§ Given exercise
Return each line containing the string "this".

Charts and diagrams as code
___
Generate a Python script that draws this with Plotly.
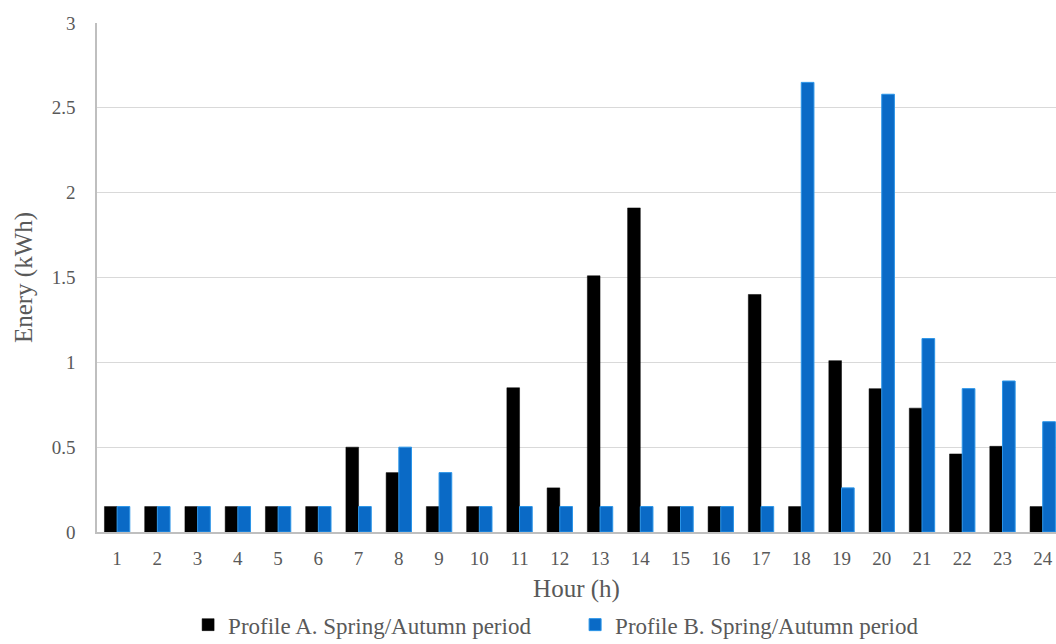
import plotly.graph_objects as go

hours = list(range(1, 25))
hour_labels = [str(h) for h in hours]

profile_a = [0.15, 0.15, 0.15, 0.15, 0.15, 0.15, 0.50, 0.35, 0.15, 0.15, 0.85, 0.26,
             1.51, 1.91, 0.15, 0.15, 1.40, 0.15, 1.01, 0.845, 0.73, 0.46, 0.505, 0.15]
profile_b = [0.15, 0.15, 0.15, 0.15, 0.15, 0.15, 0.15, 0.50, 0.35, 0.15, 0.15, 0.15,
             0.15, 0.15, 0.15, 0.15, 0.15, 2.65, 0.26, 2.58, 1.14, 0.845, 0.89, 0.65]

name_a = "Profile A. Spring/Autumn period"
name_b = "Profile B. Spring/Autumn period"

y_ticks = [0, 0.5, 1, 1.5, 2, 2.5, 3]
y_tick_text = ["0", "0.5", "1", "1.5", "2", "2.5", "3"]

serif = "Liberation Serif"
grey_text = "#595959"

fig = go.Figure()
fig.add_trace(go.Bar(
    x=hours, y=profile_a, name=name_a,
    marker=dict(color="#000000", line=dict(color="#000000", width=0.5)),
))
fig.add_trace(go.Bar(
    x=hours, y=profile_b, name=name_b,
    marker=dict(color="#0a6ac6", line=dict(color="#2b95e8", width=1)),
))

fig.update_layout(
    width=1056, height=644,
    margin=dict(l=97, r=0, t=23, b=112, autoexpand=False),
    paper_bgcolor="white", plot_bgcolor="white",
    barmode="group", bargap=0.37, bargroupgap=0,
    font=dict(family=serif, color=grey_text, size=19),
    showlegend=True,
    legend=dict(
        orientation="h", xref="paper", x=0.095, xanchor="left",
        yref="container", y=0.03, yanchor="middle",
        font=dict(family=serif, size=23, color=grey_text),
        itemwidth=30, entrywidth=342, entrywidthmode="pixels",
        traceorder="normal", bgcolor="rgba(0,0,0,0)",
    ),
)

fig.update_xaxes(
    range=[0.5, 24.33], automargin=False,
    tickmode="array", tickvals=hours, ticktext=hour_labels,
    showgrid=False, zeroline=False,
    showline=True, linecolor="#bfbfbf", linewidth=1.5,
    ticks="", ticklabelstandoff=8,
    tickfont=dict(family=serif, size=19, color=grey_text),
    title=dict(text="Hour (h)", font=dict(family=serif, size=25, color=grey_text), standoff=24),
)

fig.update_yaxes(
    range=[0, 3], automargin=False,
    tickmode="array", tickvals=y_ticks, ticktext=y_tick_text,
    showgrid=True, gridcolor="#d9d9d9", gridwidth=1.2,
    zeroline=False,
    showline=True, linecolor="#bfbfbf", linewidth=1.5,
    ticks="", ticklabelstandoff=16,
    tickfont=dict(family=serif, size=19, color=grey_text),
    title=dict(text="Enery (kWh)", font=dict(family=serif, size=25, color=grey_text), standoff=12),
)

fig.write_html("out.html")
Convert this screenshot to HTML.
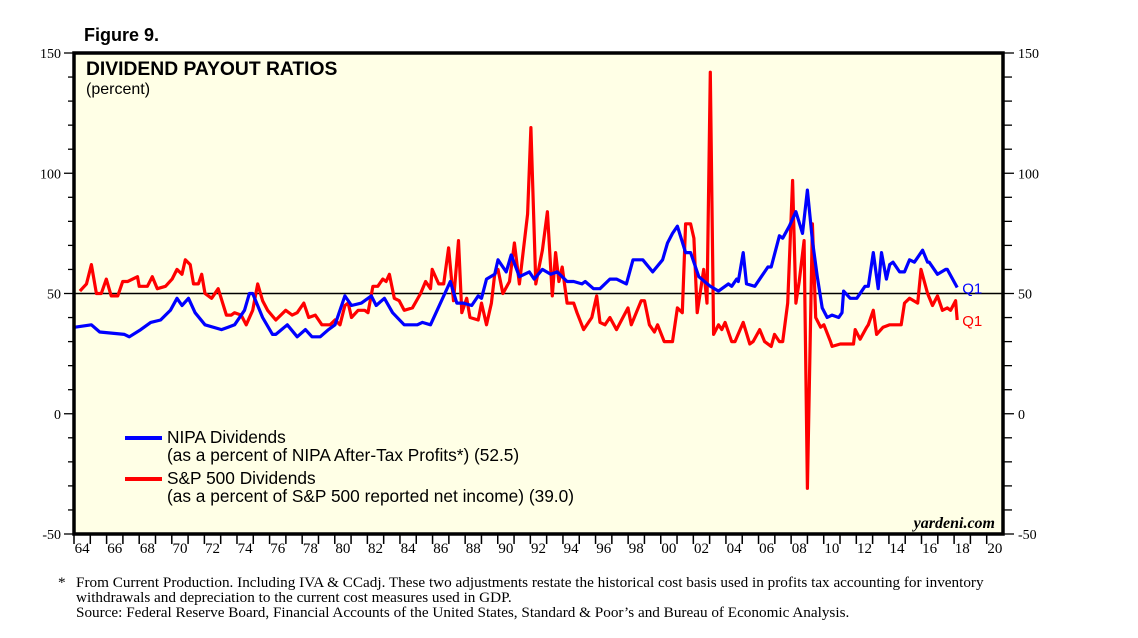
<!DOCTYPE html>
<html><head><meta charset="utf-8"><style>
body{margin:0;background:#fff;width:1138px;height:638px;overflow:hidden;font-family:"Liberation Sans",sans-serif}
svg{position:absolute;left:0;top:0}
</style></head><body>
<svg width="1138" height="638">
<text x="84" y="41" font-family="Liberation Sans" font-weight="bold" font-size="18">Figure 9.</text>
<rect x="74" y="53" width="929" height="481" fill="#ffffe6"/>
<g id="ticks"></g>
<line id="ref50" stroke="#000" stroke-width="1.5"/>
<g id="series"></g>
<rect x="74" y="53" width="929" height="481" fill="none" stroke="#000" stroke-width="3.5"/>
<text x="86" y="75" font-weight="bold" font-size="19.3">DIVIDEND PAYOUT RATIOS</text>
<text x="86" y="94" font-size="16">(percent)</text>
<line x1="125" y1="438" x2="162" y2="438" stroke="#0000ff" stroke-width="4"/>
<text x="167" y="443" font-size="17.3">NIPA Dividends</text>
<text x="167" y="461" font-size="17.3">(as a percent of NIPA After-Tax Profits*) (52.5)</text>
<line x1="125" y1="479" x2="162" y2="479" stroke="#ff0000" stroke-width="4"/>
<text x="167" y="484" font-size="17.3">S&amp;P 500 Dividends</text>
<text x="167" y="502" font-size="17.3">(as a percent of S&amp;P 500 reported net income) (39.0)</text>
<text x="995" y="528" text-anchor="end" font-family="Liberation Serif" font-style="italic" font-weight="bold" font-size="16">yardeni.com</text>
<g font-family="Liberation Serif" font-size="15.2">
<text x="58" y="587">*</text>
<text x="76" y="587">From Current Production. Including IVA &amp; CCadj. These two adjustments restate the historical cost basis used in profits tax accounting for inventory</text>
<text x="76" y="602">withdrawals and depreciation to the current cost measures used in GDP.</text>
<text x="76" y="617">Source: Federal Reserve Board, Financial Accounts of the United States, Standard &amp; Poor’s and Bureau of Economic Analysis.</text>
</g>
</svg>
<script>
const yTickLabels=[-50,0,50,100,150];
const xTickLabels=["64","66","68","70","72","74","76","78","80","82","84","86","88","90","92","94","96","98","00","02","04","06","08","10","12","14","16","18","20"];
const nipaYearsRaw=[1964.0,1965.0,1965.5,1967.0,1967.3,1968.0,1968.6,1969.2,1969.8,1970.2,1970.5,1970.9,1971.3,1971.9,1972.9,1973.3,1973.7,1974.3,1974.6,1974.8,1975.4,1976.0,1976.2,1976.9,1977.5,1978.0,1978.4,1978.9,1979.4,1979.8,1980.4,1980.8,1981.4,1982.0,1982.3,1982.8,1983.3,1984.0,1984.8,1985.1,1985.6,1986.8,1987.2,1987.6,1988.1,1988.5,1988.7,1989.0,1989.5,1989.7,1990.2,1990.5,1991.0,1991.6,1991.9,1992.4,1992.9,1993.3,1993.9,1994.3,1994.8,1995.0,1995.5,1995.9,1996.5,1996.9,1997.5,1997.9,1998.5,1999.1,1999.7,2000.0,2000.3,2000.6,2001.1,2001.4,2001.9,2002.6,2003.1,2003.7,2003.9,2004.2,2004.3,2004.6,2004.8,2005.3,2005.7,2006.1,2006.3,2006.8,2007.0,2007.4,2007.8,2008.2,2008.5,2008.8,2009.1,2009.4,2009.7,2010.0,2010.4,2010.6,2010.7,2011.1,2011.5,2012.0,2012.2,2012.5,2012.8,2013.0,2013.3,2013.5,2013.7,2014.1,2014.4,2014.7,2015.0,2015.5,2015.8,2015.9,2016.4,2016.9,2017.0,2017.6];
const nipaValues=[36,37,34,33,32,35,38,39,43,48,45,48,42,37,35,36,37,43,50,50,40,33,33,37,32,35,32,32,35,37,49,45,46,49,45,48,42,37,37,38,37,55,46,46,45,49,48,56,58,64,59,66,57,59,56,60,58,59,55,55,54,55,52,52,56,56,54,64,64,59,64,71,75,78,67,67,57,53,51,54,53,56,55,67,54,53,57,61,61,74,73,78,84,75,93,72,57,44,40,41,40,42,51,48,48,53,53,67,52,67,56,62,63,59,59,64,63,68,63,63,58,60,60,52.5];
const spYearsRaw=[1964.3,1964.7,1965.0,1965.3,1965.6,1965.9,1966.2,1966.6,1966.9,1967.2,1967.8,1967.9,1968.4,1968.7,1969.0,1969.5,1969.9,1970.2,1970.5,1970.7,1971.0,1971.2,1971.5,1971.7,1971.9,1972.3,1972.7,1973.2,1973.5,1973.7,1974.1,1974.4,1974.8,1975.1,1975.4,1975.7,1976.2,1976.8,1977.2,1977.5,1977.9,1978.2,1978.6,1979.0,1979.5,1979.8,1980.1,1980.4,1980.6,1980.8,1981.2,1981.6,1981.8,1982.1,1982.4,1982.7,1982.9,1983.1,1983.4,1983.7,1984.0,1984.5,1985.0,1985.3,1985.6,1985.7,1986.1,1986.4,1986.7,1987.0,1987.3,1987.5,1987.8,1988.0,1988.5,1988.7,1989.0,1989.3,1989.5,1989.7,1990.0,1990.4,1990.7,1991.0,1991.5,1991.7,1992.0,1992.4,1992.7,1993.0,1993.2,1993.4,1993.6,1993.9,1994.3,1994.5,1994.9,1995.4,1995.7,1995.9,1996.2,1996.5,1996.9,1997.6,1997.8,1998.4,1998.6,1998.9,1999.2,1999.4,1999.8,2000.3,2000.6,2000.9,2001.1,2001.4,2001.6,2001.8,2002.2,2002.4,2002.6,2002.8,2003.1,2003.3,2003.5,2003.9,2004.1,2004.6,2005.0,2005.2,2005.6,2005.9,2006.3,2006.5,2006.8,2007.0,2007.3,2007.6,2007.8,2008.0,2008.3,2008.5,2008.8,2009.0,2009.3,2009.5,2009.9,2010.0,2010.5,2010.9,2011.3,2011.4,2011.7,2012.1,2012.2,2012.5,2012.7,2013.1,2013.5,2013.9,2014.2,2014.4,2014.7,2015.2,2015.4,2015.8,2016.1,2016.4,2016.7,2017.0,2017.2,2017.5,2017.6];
const spValues=[51,54,62,50,50,56,49,49,55,55,57,53,53,57,52,53,56,60,58,64,62,54,54,58,50,48,52,41,41,42,41,37,43,54,47,43,39,43,41,42,46,40,41,37,37,39,37,45,46,40,43,43,42,53,53,56,55,58,48,47,43,44,50,55,52,60,54,54,69,47,72,42,48,40,39,46,37,46,58,60,50,55,71,54,83,119,54,68,84,49,67,55,61,46,46,42,35,40,49,38,37,40,35,44,37,47,47,37,34,37,30,30,44,42,79,79,73,42,60,46,142,33,37,35,38,30,30,38,29,30,35,30,28,33,30,30,46,97,46,55,72,-31,79,40,36,37,30,28,29,29,29,35,31,36,37,43,33,36,37,37,37,46,48,46,60,50,45,49,43,44,43,47,39];
// years above were read against a preliminary pixel calibration; align them to the axis calibration
const calib=o=>o+0.06+(o-1964)*0.0099;
const nipaYears=nipaYearsRaw.map(calib), spYears=spYearsRaw.map(calib);
const X0=74,X1=1003,Y0=534,Y1=53;
const xS=y=>X0+(y-1964)/(2021-1964)*(X1-X0);
const yS=v=>Y0-(v+50)/200*(Y0-Y1);
const NS='http://www.w3.org/2000/svg';
function mk(tag,attrs,parent){const e=document.createElementNS(NS,tag);for(const k in attrs)e.setAttribute(k,attrs[k]);parent.appendChild(e);return e;}
const tk=document.getElementById('ticks');
for(let v=-50;v<=150;v+=10){
  const y=yS(v),major=v%50===0;
  const a=mk('line',{x1:major?64:68,x2:X0,y1:y,y2:y,stroke:'#000','stroke-width':1.3},tk);
  
  
  const b=mk('line',{x1:X1,x2:major?1014:1012,y1:y,y2:y,stroke:'#000','stroke-width':1.3},tk);
  
  
}
yTickLabels.forEach(v=>{
  const l=mk('text',{x:61,y:yS(v)+5,'text-anchor':'end','font-family':'Liberation Serif','font-size':14},tk);
  l.textContent=v;
  
  
  const r=mk('text',{x:1018,y:yS(v)+5,'font-family':'Liberation Serif','font-size':14},tk);
  r.textContent=v;
  
  
});
for(let yr=1964;yr<=2020;yr++){
  const t=mk('line',{x1:xS(yr),x2:xS(yr),y1:Y0,y2:Y0+10,stroke:'#000','stroke-width':1.5},tk);
  
  
}
xTickLabels.forEach((s,i)=>{
  const t=mk('text',{x:xS(1964+2*i+0.5),y:Y0+19,'text-anchor':'middle','font-family':'Liberation Serif','font-size':15},tk);
  t.textContent=s;
  
  
});
const r50=document.getElementById('ref50');
r50.setAttribute('x1',X0);r50.setAttribute('x2',X1);r50.setAttribute('y1',yS(50));r50.setAttribute('y2',yS(50));
const sg=document.getElementById('series');
function line(xs,vs,color,name){
  const d=xs.map((x,i)=>(i?'L':'M')+xS(x).toFixed(1)+','+yS(vs[i]).toFixed(1)).join(' ');
  const p=mk('path',{d:d,fill:'none',stroke:color,'stroke-width':3.2,'stroke-linejoin':'round'},sg);
  
  
  const lx=xS(xs[xs.length-1])+5, ly=yS(vs[vs.length-1])+6;
  const q=mk('text',{x:lx,y:ly,fill:color,'font-size':15},sg);
  q.textContent='Q1';
  
  
}
line(spYears,spValues,'#ff0000','sp500-dividends-line');
line(nipaYears,nipaValues,'#0000ff','nipa-dividends-line');
</script>
</body></html>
___
§ Reply
Generate a Python script that draws this with Plotly.
Convert this screenshot to HTML.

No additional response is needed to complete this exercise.